While acting is certainly not a less serious pursuit than behind-the-camera tasks, it’s a very different skill set. Film actors (especially modern film actors) are primarily charged with being present and transparent for the camera, and that rewards people who have strong and unambiguous immediate reactions over people who like to reserve judgement until they know more. It’s hard to be a great, or even a good director without some knowledge of cinema history (even your average Hollywood hack has a few favorites). But as many neorealist films have shown, you can be a great on-screen performer without so much as *seeing* any movies.
I remember an article from several years ago – I think it was by Richard Schickel – which pointed out that most people in the movie industry are not film buffs, or experts on movie history.
The article observed that people who really know movie history, like Spielberg and Scorsese, are as rare in the industry as they are among “civilians.”
In my first post in this thread, I cut J‑Law lots of slack over her quote, mostly because it raises more questions than it answers (how many silents has she actually seen, if any? Did she approach them with serious interest, or as a lark? What’s black-and-white got to do with it? Is her comment on the level, or just a throwaway attempt to sound witty or (gag) ‘relatable’?).
This is starting to remind me a bit of Michael Stipe’s famous remarks about The Beatles being “elevator music” and having no influence on him. He later clarified that he meant when he was a kid he was into the Monkees, the Archies and the Banana Splits, having missed the British invasion and being too young to appreciate the influence the Beatles had on the music he liked. Maybe Lawrence will eventually pop up and say “Eh, I was just ragging on The Artist and got a little carried away.”
Fuzzy’s point is well-taken: Lawrence has become a fine actress without ever having a lesson.
Main thing I’m learning from all this: Damn, I’m glad all the nonsense I spouted when I was 22 wasn’t on the record and printed in the New York Times.
I’ll third Fuzzy’s point.
“I remember an article from several years ago – I think it was by Richard Schickel – which pointed out that most people in the movie industry are not film buffs”

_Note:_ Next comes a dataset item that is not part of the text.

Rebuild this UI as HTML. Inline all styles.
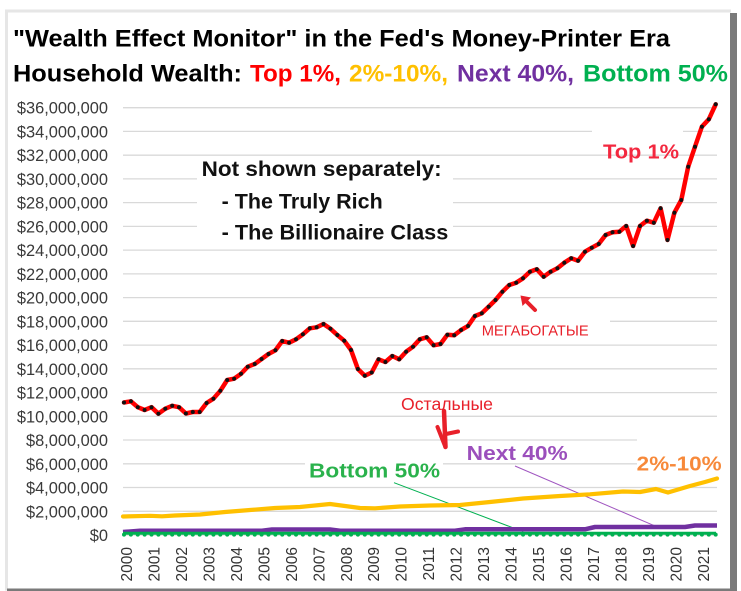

If you exclude actors, suits, and Teamsters, I think this is largely incorrect.
You generally don’t become an editor or cinematographer, let alone a director, without coming out of a cinephile background…
The article was on the occasion of an AFI list of the “100 best movies,” voted on by film industry professionals, which included very few pre-1950 movies. This led to speculation that ignorance of film history had spread to the people who make movies.
>The only thing I see as condescending here is the notion that actors, alone of all artists in all disciplines, need know nothing about the history of what they are doing.
There’s a difference between being ignorant of a style of acting common in movies some 90 years ago, and ‘knowing nothing’ about the history of acting. I’d recommend anyone see silent films, and it’s possible in certain circumstances that Lawrence could learn something useful from watching Louise Brooks or Mary Pickford or Max Schreck, but if she ‘only’ limited herself to studying Streep/De Niro/Brando/Diane Keaton/etc. I imagine she’d do fine. She already does fine. Haing S. Ngor and the little kid in The Bicycle Thief did fine too. I think there are many roads to good acting, and in some cases it’s largely a matter of unselfconsciously ‘being,’ as long as the camera approves. (Though I’m sure Lawrence brings a lot more craft to it than just that.)
My viewing tastes were also formed by Walter Kerr’s “The Silent Clowns” when I was in early high school. Speaking of which, maybe one of the requirements of getting into SAG would be having to take a mandatory class in Film History. Nothing too strenuous, just a few hours of classes on a couple of weekends, like drivers ed.
I jest, I discovered the Kerr book in jr. high.